Using the wastewater testing data, “we’ve been able to tell about 10 to 14 days prior to when we’re going to see an onset of having our patients show up sick,” Silvera said. “People are shedding the virus when they use the bathroom,” she said. “So if we’re testing our wastewater, then we can tell whether or not there’s an uptick in virus in the community at that given point. And then it ends up showing when people start presenting symptoms 10 to 14 days later.”

According to the US Centers for Disease Control and Prevention (CDC), wastewater surveillance involves testing sewage to determine whether feces and other types of human waste in untreated sewage contain genetic material from viruses or bacteria that can make people sick. That material, either RNA or DNA, can be detected in wastewater — but it does not indicate whether the pathogen is infectious in the water itself.

“We’re really focused on understanding what is the burden of disease and how much disease is in the community with these measurements,” said Marlene Wolfe, an assistant professor of environmental health at Emory University and co-principal investigator for WastewaterSCAN, a national wastewater surveillance initiative.

“Wastewater surveillance, the reason it works so well is because everyone in the community is contributing their sample to the sewer system daily,” she said. “For some places, that might be most of the population of the county is contributing to that one plant, and for some places, it might be that even in just one city, there are several plants that are covering different parts of the population.”

According to the National Library of Medicine, wastewater surveillance dates to the 1940s, when researchers used it to find carriers of the bacteria that cause typhoid fever or to detect polio. Since then, wastewater surveillance has been used to help with tracking infectious diseases on a global scale — but the technique was far from mainstream before Covid-19 emerged. This coronavirus is the first respiratory virus tracked with wastewater, Wolfe said.
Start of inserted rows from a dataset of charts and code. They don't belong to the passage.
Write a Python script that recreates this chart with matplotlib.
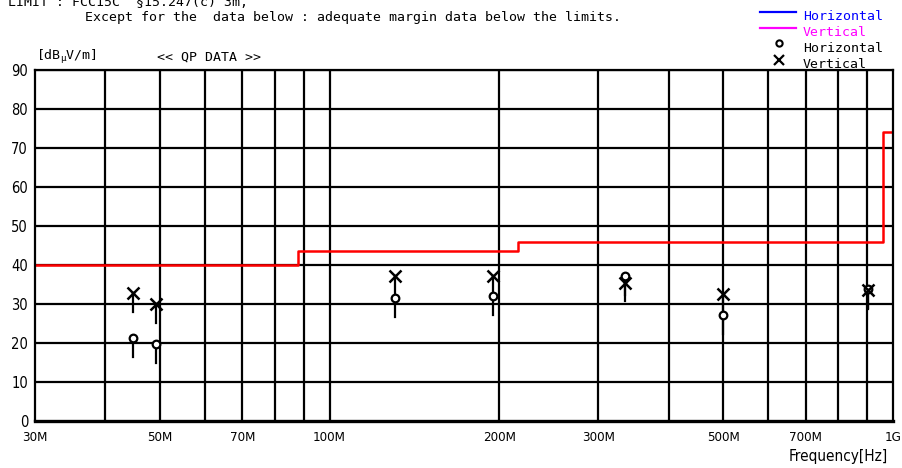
import numpy as np
import matplotlib
matplotlib.use("Agg")
import matplotlib.pyplot as plt

plt.rcParams['font.family'] = ['Liberation Sans Narrow', 'DejaVu Sans']
plt.rcParams['font.stretch'] = 'condensed'

# QP measurement points [MHz] / [dBuV/m]
freq = [44.8, 49.2, 130.5, 195.0, 335.0, 500.0, 903.0]
qp_h = [21.2, 19.7, 31.5, 32.0, 37.1, 27.1, 33.8]
qp_v = [32.7, 29.9, 37.1, 37.1, 35.5, 32.5, 33.5]
stick = 4.8  # tail drawn under each marker

# FCC 15.247(c) limit steps
lim_f = [30, 88, 88, 216, 216, 960, 960, 1000]
lim_v = [40, 40, 43.5, 43.5, 46, 46, 74, 74]

grid_f = [40, 50, 60, 70, 80, 90, 100, 200, 300, 400, 500, 600, 700, 800, 900]
xtick_f = [30, 50, 70, 100, 200, 300, 500, 700, 1000]
xtick_lab = ['30M', '50M', '70M', '100M', '200M', '300M', '500M', '700M', '1G']
yticks = list(range(0, 100, 10))

fig = plt.figure(figsize=(9.02, 4.68), dpi=100)
ax = fig.add_axes([35/902, 1-421/468, (893-35)/902, (421-70)/468])
ax.set_xscale('log')
ax.set_xlim(30, 1000)
ax.set_ylim(0, 90)

for f in grid_f:
    ax.axvline(f, color='black', lw=1.6, zorder=1)
for y in yticks[1:]:
    ax.axhline(y, color='black', lw=1.6, zorder=1)

ax.plot(lim_f, lim_v, color='red', lw=1.8, zorder=2)

for f, h, v in zip(freq, qp_h, qp_v):
    ax.plot([f, f], [h - stick, h], color='black', lw=1.6, zorder=3)
    ax.plot([f, f], [v - stick, v], color='black', lw=1.6, zorder=3)
ax.plot(freq, qp_h, 'o', ms=5.5, mfc='white', mec='black', mew=1.6, zorder=4)
ax.plot(freq, qp_v, 'x', ms=8, color='black', mew=1.8, zorder=4)

for s in ax.spines.values():
    s.set_linewidth(1.6)
ax.spines['bottom'].set_linewidth(2.4)

ax.set_xticks(xtick_f)
ax.set_xticklabels(xtick_lab, fontsize=9.5)
ax.xaxis.set_minor_locator(matplotlib.ticker.NullLocator())
ax.set_yticks(yticks)
ax.set_yticklabels([str(y) for y in yticks], fontsize=10.5)
ax.tick_params(length=0, pad=7)
ax.tick_params(axis='y', pad=5)

mono = ['DejaVu Sans Mono']
fig.text(8/902, 1-3/468, 'LIMIT : FCC15C  §15.247(c) 3m,', fontsize=9.5,
         family=mono, va='center', ha='left')
fig.text(85/902, 1-18/468,
         'Except for the  data below : adequate margin data below the limits.',
         fontsize=9.5, family=mono, va='center', ha='left')
fig.text(36/902, 1-57/468, '[dB$\\mathregular{_\\mu}$V/m]', fontsize=9.5,
         family=mono, va='center', ha='left')
fig.text(157/902, 1-57/468, '<< QP DATA >>', fontsize=9.5, family=mono,
         va='center', ha='left')
fig.text(888/902, 1-457/468, 'Frequency[Hz]', fontsize=11, va='center', ha='right')

# legend block, top right
fig.add_artist(plt.Line2D([760/902, 796/902], [1-12/468]*2, color='blue', lw=1.6))
fig.add_artist(plt.Line2D([760/902, 796/902], [1-28/468]*2, color='magenta', lw=1.6))
fig.add_artist(plt.Line2D([779/902], [1-43/468], marker='o', ms=4.5, mfc='white',
                          mec='black', mew=1.5))
fig.add_artist(plt.Line2D([779/902], [1-60/468], marker='x', ms=7, color='black',
                          mew=1.6))
for yy, txt, c in [(16, 'Horizontal', 'blue'), (32, 'Vertical', 'magenta'),
                   (48, 'Horizontal', 'black'), (64, 'Vertical', 'black')]:
    fig.text(803/902, 1-yy/468, txt, fontsize=9.5, family=mono, color=c,
             va='center', ha='left')

fig.savefig('out.png', dpi=100)
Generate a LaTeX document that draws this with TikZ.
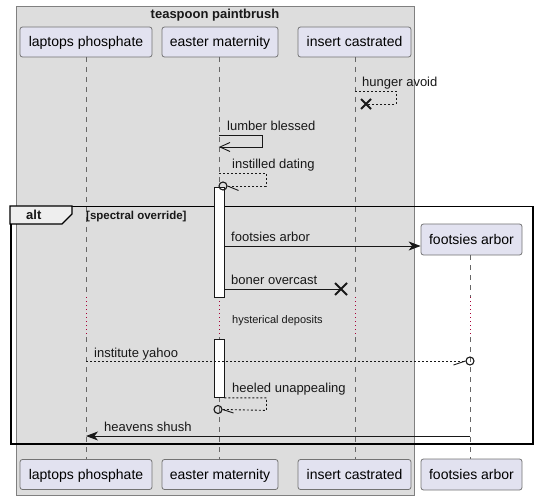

In response to the pandemic, the CDC launched the National Wastewater Surveillance System in September 2020. Local public health departments use it to submit their wastewater testing data to CDC. The system analyzes that data and reports the results back to the health departments for use in their Covid-19 response.

According to CNN, the WastewaterSCAN initiative, based at Stanford University and completely separate from the CDC’s system, launched in November 2020 to scan sewage samples for SARS-CoV-2, the virus that causes Covid-19. Since then, the program has expanded to monitor more sewage plants and track more pathogens.

As of last week, the initiative — which involves a partnership between universities, nonprofits and the research company Verily — monitors 48 treatment plants across 16 states for the coronavirus and its BA.4 and BA.5 subvariants, as well as monkeypox, influenza A and respiratory syncytial virus.

When new threats emerge, it is “relatively easy” to use wastewater samples from the initiative to immediately test for whatever that threat might be, Wolfe said.

“That’s what we were just recently able to do for monkeypox, which was really exciting because we were able to roll it out very quickly, and we saw in a number of places, including Atlanta, that we had monkeypox DNA detectable in the wastewater from the time we started monitoring, which was pretty early in the outbreak,” she said. “That’s the advantage of having this kind of population-level network that allows us to speak to the overall trends in infectious disease outbreaks.”